Like his other miniatures, the 1:20 scale replica was made using wood, cardboard, plastic card, chalk, spray paint, wire and modelling plastic. The Temple Street building was completed and exhibited in New York in 2017, and later sold to a private collector in Hong Kong.

Smith visited Hong Kong that same year to attend an exhibition of the Temple Street and Des Voeux Road miniatures – his first trip outside Australia – and saw the Temple Street building in person for the first time.

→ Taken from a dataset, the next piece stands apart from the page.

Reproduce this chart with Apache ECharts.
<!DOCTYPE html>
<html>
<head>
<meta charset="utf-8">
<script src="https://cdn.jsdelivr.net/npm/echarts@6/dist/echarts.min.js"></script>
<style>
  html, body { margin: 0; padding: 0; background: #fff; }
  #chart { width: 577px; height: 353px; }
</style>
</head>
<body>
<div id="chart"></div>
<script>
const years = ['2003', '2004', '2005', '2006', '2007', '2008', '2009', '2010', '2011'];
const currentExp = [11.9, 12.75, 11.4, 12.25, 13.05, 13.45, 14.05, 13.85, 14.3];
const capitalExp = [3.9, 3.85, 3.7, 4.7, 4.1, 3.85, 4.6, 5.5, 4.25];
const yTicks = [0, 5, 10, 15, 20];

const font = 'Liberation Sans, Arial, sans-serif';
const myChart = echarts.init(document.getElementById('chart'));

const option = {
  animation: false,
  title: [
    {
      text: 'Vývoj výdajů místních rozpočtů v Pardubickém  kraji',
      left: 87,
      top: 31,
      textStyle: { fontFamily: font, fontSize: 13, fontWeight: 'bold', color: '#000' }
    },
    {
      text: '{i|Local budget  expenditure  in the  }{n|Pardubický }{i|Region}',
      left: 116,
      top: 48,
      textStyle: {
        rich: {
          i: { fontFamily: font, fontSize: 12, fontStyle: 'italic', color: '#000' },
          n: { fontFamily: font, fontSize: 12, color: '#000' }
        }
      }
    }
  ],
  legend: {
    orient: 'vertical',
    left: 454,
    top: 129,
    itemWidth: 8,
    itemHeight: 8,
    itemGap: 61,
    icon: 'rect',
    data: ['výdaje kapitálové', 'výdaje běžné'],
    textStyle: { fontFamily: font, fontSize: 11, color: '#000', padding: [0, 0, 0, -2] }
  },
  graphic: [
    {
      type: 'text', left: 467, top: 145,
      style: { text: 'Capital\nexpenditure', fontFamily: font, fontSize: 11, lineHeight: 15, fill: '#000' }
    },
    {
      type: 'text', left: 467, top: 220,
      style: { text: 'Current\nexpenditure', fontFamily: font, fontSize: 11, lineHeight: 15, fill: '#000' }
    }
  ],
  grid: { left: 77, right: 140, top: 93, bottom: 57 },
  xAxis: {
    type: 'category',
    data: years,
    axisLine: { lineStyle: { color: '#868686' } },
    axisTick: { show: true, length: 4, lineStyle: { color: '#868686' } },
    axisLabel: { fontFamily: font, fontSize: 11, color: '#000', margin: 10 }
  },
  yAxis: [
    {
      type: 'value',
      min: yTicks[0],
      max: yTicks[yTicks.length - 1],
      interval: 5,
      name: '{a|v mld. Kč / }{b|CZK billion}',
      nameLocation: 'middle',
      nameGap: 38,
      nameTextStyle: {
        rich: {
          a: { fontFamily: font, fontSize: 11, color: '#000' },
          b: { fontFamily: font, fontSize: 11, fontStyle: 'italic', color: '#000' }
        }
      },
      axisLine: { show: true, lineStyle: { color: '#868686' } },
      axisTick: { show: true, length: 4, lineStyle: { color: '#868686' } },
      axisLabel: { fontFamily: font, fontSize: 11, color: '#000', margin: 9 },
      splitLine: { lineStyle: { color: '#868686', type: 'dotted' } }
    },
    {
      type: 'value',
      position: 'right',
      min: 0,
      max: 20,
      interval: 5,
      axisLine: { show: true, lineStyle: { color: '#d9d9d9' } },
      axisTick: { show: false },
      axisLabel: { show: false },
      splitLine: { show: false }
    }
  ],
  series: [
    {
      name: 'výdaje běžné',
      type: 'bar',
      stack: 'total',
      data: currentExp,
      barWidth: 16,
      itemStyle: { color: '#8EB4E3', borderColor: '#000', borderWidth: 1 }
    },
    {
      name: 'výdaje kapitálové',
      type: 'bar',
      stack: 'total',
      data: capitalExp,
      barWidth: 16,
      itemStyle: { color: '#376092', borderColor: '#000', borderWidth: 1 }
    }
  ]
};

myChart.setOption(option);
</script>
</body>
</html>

While he has created miniatures of buildings in cities as far afield as Kaohsiung in Taiwan and New York, Smith said at the time that Hong Kong had always been the city he most wanted to visit – he first developed a love of the city and its dilapidated buildings through watching the city’s kung fu films as a youngster.

Joshua Smith’s model of Biu Kee Mahjong, and an actual mahjong tile to show its scale. Photo by Andrew Beveridge
Detail from Joshua Smith’s model of Biu Kee Mahjong. Photo by Andrew Beveridge

Smith is a self-taught stencil artist and started building miniatures in 2015 after closing an art gallery he had been running in Adelaide. He has created dozens of buildings from cities such as New York, San Francisco and Melbourne, and has exhibited his works at galleries and art fairs in London, Paris, Berlin, San Francisco, New York, Hong Kong, Taiwan, Sydney and Melbourne.

The artist says he is inspired by urban decay, and explains that the characteristic grime and wear and tear that add such realism to his work is achieved by applying layers of paint and chalk.

“I notice all the little details – the cigarette butts and the newspapers on the ground – and if I can make people see the beauty in decay, then my job is done.”

Biu Kee Mahjong owner Cheung Shun-king. Photo: May Tse

Smith said he planned on making more Hong Kong-based miniatures this year, including a model of the Lai Kwong electrical store in Sham Shui Po. “The dream would be to build something like the Kowloon Walled City. Maybe when I retire,” Smith said.